Concerns have been raised about the impact a proposed access road into the St Andrews West development could have on local wildlife and the town’s arboretum.
A planning application was submitted to Fife Council at the end of October, seeking approval for the construction of a link road and roundabout.
The road would link the St Andrews West development with the A91. However, some local residents have criticised the location of the road, as it will cut through an arboretum in the North Haugh.
Judy Dowling, a tree recorder for the Woodland Trust, said that the area hosts an array of wildlife and special trees.
She fears that the creation of the access road could decimate this area of the town.
“I am very, very concerned about the route going through the arboretum, and also for the wildlife in that area,” Judy explained.
However, a spokesman for St Andrews West LLP, which submitted the planning application, said: “The proposals allow the retention and enhancement of the existing pond along with replacement tree planting and ecological improvements.”
Judy added: “I am not trying to stop the development nor do I want to slow it down. But I think the developer needs to look at the bigger picture.
“Why can they not put the road through other land and try and avoid the wildlife? It is such a big road, of course the wildlife will go.”
Judy has called on St Andrews West LLP to come up with another solution. She said: “I think they need to look again at the access. I just want them to use their imagination and think outside the box.”
Judy is not the only local resident who has shared concerns about the access road.
Comments have been left on planning application page, objecting to the planned route and expressing concern about the impact the road could have on local wildlife and the arboretum.
Judy added: “I suggest other people concerned put comments on the planning application.”
A spokesman for St Andrews West LLP said: “The team have undertaken a wide ranging and detailed assessment of the characteristics of the North Haugh area including consideration of arboricultural, ecological, cultural and built heritage, engineering, and flood risk matters.

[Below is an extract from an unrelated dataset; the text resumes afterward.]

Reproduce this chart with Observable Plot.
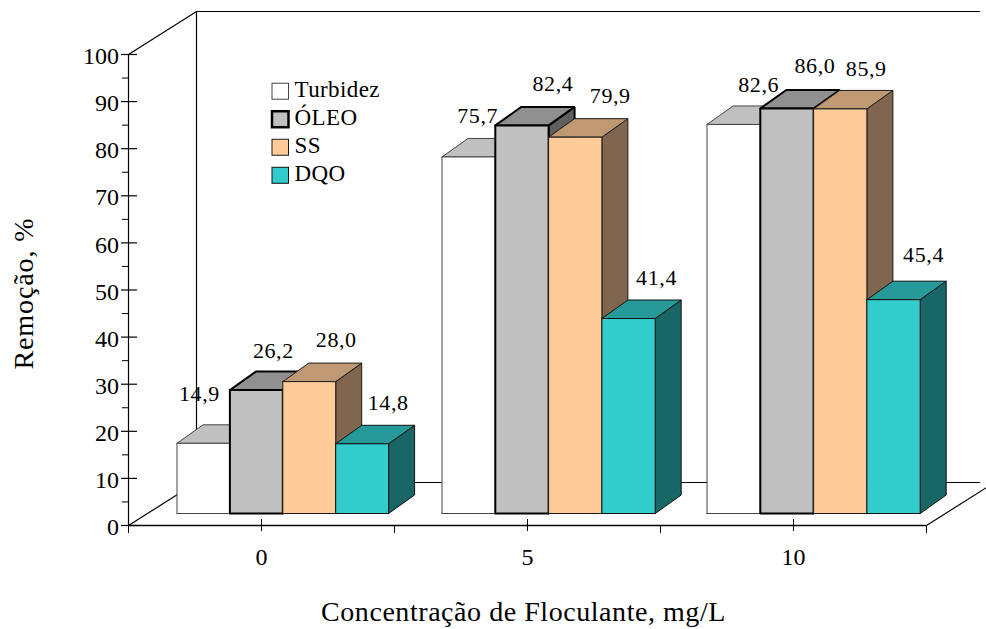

“Against this, alternative routes for the proposed road have been tested. Having done all of this, the most appropriate location for the roundabout and route for the road was reached and is subject to the current planning application.
“Various reports have been submitted with the application, in particular, the Road Options Appraisal Report, which provides information on the many matters considered and why the route of the road proposed in the application was reached.”